To do: Produce an exact transcription of the listing below, omitting the pictures.

- - -

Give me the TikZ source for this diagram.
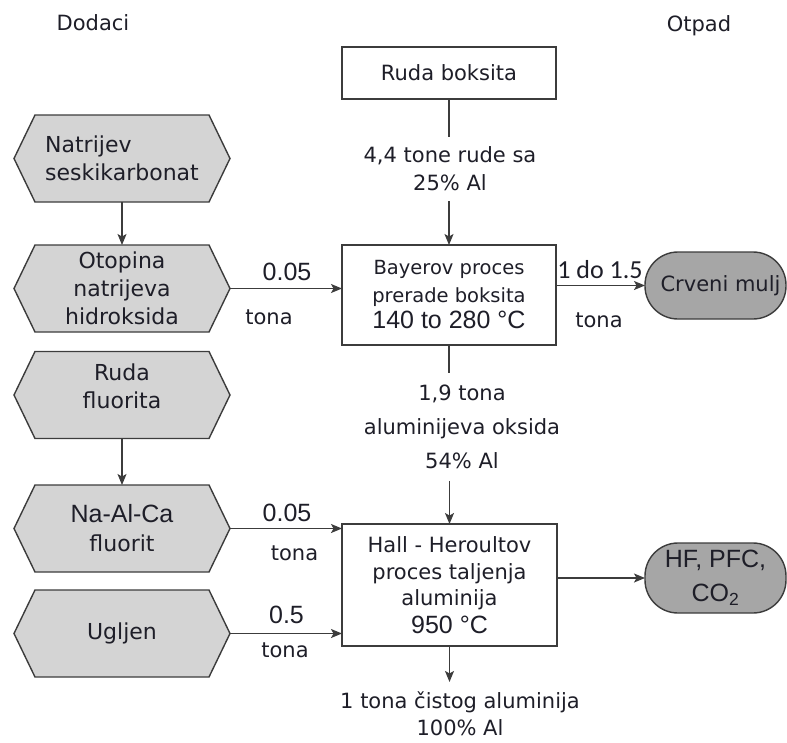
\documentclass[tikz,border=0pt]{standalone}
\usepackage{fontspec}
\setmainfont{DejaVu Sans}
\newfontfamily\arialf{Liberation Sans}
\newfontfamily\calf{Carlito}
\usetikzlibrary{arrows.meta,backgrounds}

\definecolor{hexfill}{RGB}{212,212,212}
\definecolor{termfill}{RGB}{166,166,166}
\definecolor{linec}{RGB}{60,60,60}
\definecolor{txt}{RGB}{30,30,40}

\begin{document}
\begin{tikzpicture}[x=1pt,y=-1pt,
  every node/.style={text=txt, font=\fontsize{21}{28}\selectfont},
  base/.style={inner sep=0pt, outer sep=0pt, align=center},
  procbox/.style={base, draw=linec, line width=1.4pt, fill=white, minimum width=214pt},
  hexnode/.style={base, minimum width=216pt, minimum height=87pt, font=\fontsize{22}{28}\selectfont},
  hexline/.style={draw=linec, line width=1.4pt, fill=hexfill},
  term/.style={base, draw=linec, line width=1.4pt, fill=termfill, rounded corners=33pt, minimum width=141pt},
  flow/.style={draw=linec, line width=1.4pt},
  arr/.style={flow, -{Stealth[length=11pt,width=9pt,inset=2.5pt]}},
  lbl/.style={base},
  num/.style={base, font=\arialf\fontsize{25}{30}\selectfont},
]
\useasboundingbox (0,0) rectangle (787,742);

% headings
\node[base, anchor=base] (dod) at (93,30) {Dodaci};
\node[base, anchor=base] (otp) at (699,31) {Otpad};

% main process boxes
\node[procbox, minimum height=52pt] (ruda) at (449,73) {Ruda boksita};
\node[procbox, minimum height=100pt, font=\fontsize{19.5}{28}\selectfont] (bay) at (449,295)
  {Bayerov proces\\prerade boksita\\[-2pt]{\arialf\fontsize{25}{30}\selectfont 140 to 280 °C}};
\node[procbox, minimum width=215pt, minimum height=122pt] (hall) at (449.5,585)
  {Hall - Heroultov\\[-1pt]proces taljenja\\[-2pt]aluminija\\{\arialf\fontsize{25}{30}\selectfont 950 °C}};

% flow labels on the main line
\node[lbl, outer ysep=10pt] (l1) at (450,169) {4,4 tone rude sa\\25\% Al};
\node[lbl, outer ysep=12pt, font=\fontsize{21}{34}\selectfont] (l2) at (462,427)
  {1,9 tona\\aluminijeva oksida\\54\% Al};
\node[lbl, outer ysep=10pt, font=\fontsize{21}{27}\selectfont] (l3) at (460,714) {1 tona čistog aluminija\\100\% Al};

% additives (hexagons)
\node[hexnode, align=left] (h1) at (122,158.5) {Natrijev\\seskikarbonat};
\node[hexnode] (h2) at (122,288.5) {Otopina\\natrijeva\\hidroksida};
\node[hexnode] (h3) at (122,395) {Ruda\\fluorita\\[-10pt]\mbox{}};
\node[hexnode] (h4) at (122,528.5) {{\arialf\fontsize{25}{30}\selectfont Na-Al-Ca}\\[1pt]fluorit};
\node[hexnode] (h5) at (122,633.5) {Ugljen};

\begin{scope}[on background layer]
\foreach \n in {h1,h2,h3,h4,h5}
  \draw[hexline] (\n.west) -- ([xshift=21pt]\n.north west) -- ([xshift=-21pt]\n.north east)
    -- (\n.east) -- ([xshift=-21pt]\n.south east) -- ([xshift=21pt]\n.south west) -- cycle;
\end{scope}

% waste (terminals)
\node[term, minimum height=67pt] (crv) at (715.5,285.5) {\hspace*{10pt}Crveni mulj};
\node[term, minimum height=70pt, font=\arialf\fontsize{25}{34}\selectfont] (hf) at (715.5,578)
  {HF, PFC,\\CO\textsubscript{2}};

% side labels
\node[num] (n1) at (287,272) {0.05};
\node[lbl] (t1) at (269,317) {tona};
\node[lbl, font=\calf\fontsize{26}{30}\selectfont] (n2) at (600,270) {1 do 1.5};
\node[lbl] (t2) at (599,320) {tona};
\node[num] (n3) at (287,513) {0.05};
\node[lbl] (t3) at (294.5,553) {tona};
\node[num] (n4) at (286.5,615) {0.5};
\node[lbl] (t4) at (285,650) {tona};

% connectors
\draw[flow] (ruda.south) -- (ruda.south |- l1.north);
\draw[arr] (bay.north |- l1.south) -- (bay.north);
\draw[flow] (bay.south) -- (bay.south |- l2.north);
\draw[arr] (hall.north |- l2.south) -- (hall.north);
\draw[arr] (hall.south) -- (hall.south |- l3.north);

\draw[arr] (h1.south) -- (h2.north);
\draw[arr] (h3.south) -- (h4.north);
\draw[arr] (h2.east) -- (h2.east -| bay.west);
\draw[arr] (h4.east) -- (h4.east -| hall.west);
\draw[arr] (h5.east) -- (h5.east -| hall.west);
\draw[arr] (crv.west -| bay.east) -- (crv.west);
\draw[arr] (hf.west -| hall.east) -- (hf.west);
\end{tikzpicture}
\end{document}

- - -

Solution:
Give me the TikZ source for this diagram.
\documentclass[tikz,border=0pt]{standalone}
\usepackage{fontspec}
\setmainfont{DejaVu Sans}
\newfontfamily\arialf{Liberation Sans}
\newfontfamily\calf{Carlito}
\usetikzlibrary{arrows.meta,backgrounds}

\definecolor{hexfill}{RGB}{212,212,212}
\definecolor{termfill}{RGB}{166,166,166}
\definecolor{linec}{RGB}{60,60,60}
\definecolor{txt}{RGB}{30,30,40}

\begin{document}
\begin{tikzpicture}[x=1pt,y=-1pt,
  every node/.style={text=txt, font=\fontsize{21}{28}\selectfont},
  base/.style={inner sep=0pt, outer sep=0pt, align=center},
  procbox/.style={base, draw=linec, line width=1.4pt, fill=white, minimum width=214pt},
  hexnode/.style={base, minimum width=216pt, minimum height=87pt, font=\fontsize{22}{28}\selectfont},
  hexline/.style={draw=linec, line width=1.4pt, fill=hexfill},
  term/.style={base, draw=linec, line width=1.4pt, fill=termfill, rounded corners=33pt, minimum width=141pt},
  flow/.style={draw=linec, line width=1.4pt},
  arr/.style={flow, -{Stealth[length=11pt,width=9pt,inset=2.5pt]}},
  lbl/.style={base},
  num/.style={base, font=\arialf\fontsize{25}{30}\selectfont},
]
\useasboundingbox (0,0) rectangle (787,742);

% headings
\node[base, anchor=base] (dod) at (93,30) {Dodaci};
\node[base, anchor=base] (otp) at (699,31) {Otpad};

% main process boxes
\node[procbox, minimum height=52pt] (ruda) at (449,73) {Ruda boksita};
\node[procbox, minimum height=100pt, font=\fontsize{19.5}{28}\selectfont] (bay) at (449,295)
  {Bayerov proces\\prerade boksita\\[-2pt]{\arialf\fontsize{25}{30}\selectfont 140 to 280 °C}};
\node[procbox, minimum width=215pt, minimum height=122pt] (hall) at (449.5,585)
  {Hall - Heroultov\\[-1pt]proces taljenja\\[-2pt]aluminija\\{\arialf\fontsize{25}{30}\selectfont 950 °C}};

% flow labels on the main line
\node[lbl, outer ysep=10pt] (l1) at (450,169) {4,4 tone rude sa\\25\% Al};
\node[lbl, outer ysep=12pt, font=\fontsize{21}{34}\selectfont] (l2) at (462,427)
  {1,9 tona\\aluminijeva oksida\\54\% Al};
\node[lbl, outer ysep=10pt, font=\fontsize{21}{27}\selectfont] (l3) at (460,714) {1 tona čistog aluminija\\100\% Al};

% additives (hexagons)
\node[hexnode, align=left] (h1) at (122,158.5) {Natrijev\\seskikarbonat};
\node[hexnode] (h2) at (122,288.5) {Otopina\\natrijeva\\hidroksida};
\node[hexnode] (h3) at (122,395) {Ruda\\fluorita\\[-10pt]\mbox{}};
\node[hexnode] (h4) at (122,528.5) {{\arialf\fontsize{25}{30}\selectfont Na-Al-Ca}\\[1pt]fluorit};
\node[hexnode] (h5) at (122,633.5) {Ugljen};

\begin{scope}[on background layer]
\foreach \n in {h1,h2,h3,h4,h5}
  \draw[hexline] (\n.west) -- ([xshift=21pt]\n.north west) -- ([xshift=-21pt]\n.north east)
    -- (\n.east) -- ([xshift=-21pt]\n.south east) -- ([xshift=21pt]\n.south west) -- cycle;
\end{scope}

% waste (terminals)
\node[term, minimum height=67pt] (crv) at (715.5,285.5) {\hspace*{10pt}Crveni mulj};
\node[term, minimum height=70pt, font=\arialf\fontsize{25}{34}\selectfont] (hf) at (715.5,578)
  {HF, PFC,\\CO\textsubscript{2}};

% side labels
\node[num] (n1) at (287,272) {0.05};
\node[lbl] (t1) at (269,317) {tona};
\node[lbl, font=\calf\fontsize{26}{30}\selectfont] (n2) at (600,270) {1 do 1.5};
\node[lbl] (t2) at (599,320) {tona};
\node[num] (n3) at (287,513) {0.05};
\node[lbl] (t3) at (294.5,553) {tona};
\node[num] (n4) at (286.5,615) {0.5};
\node[lbl] (t4) at (285,650) {tona};

% connectors
\draw[flow] (ruda.south) -- (ruda.south |- l1.north);
\draw[arr] (bay.north |- l1.south) -- (bay.north);
\draw[flow] (bay.south) -- (bay.south |- l2.north);
\draw[arr] (hall.north |- l2.south) -- (hall.north);
\draw[arr] (hall.south) -- (hall.south |- l3.north);

\draw[arr] (h1.south) -- (h2.north);
\draw[arr] (h3.south) -- (h4.north);
\draw[arr] (h2.east) -- (h2.east -| bay.west);
\draw[arr] (h4.east) -- (h4.east -| hall.west);
\draw[arr] (h5.east) -- (h5.east -| hall.west);
\draw[arr] (crv.west -| bay.east) -- (crv.west);
\draw[arr] (hf.west -| hall.east) -- (hf.west);
\end{tikzpicture}
\end{document}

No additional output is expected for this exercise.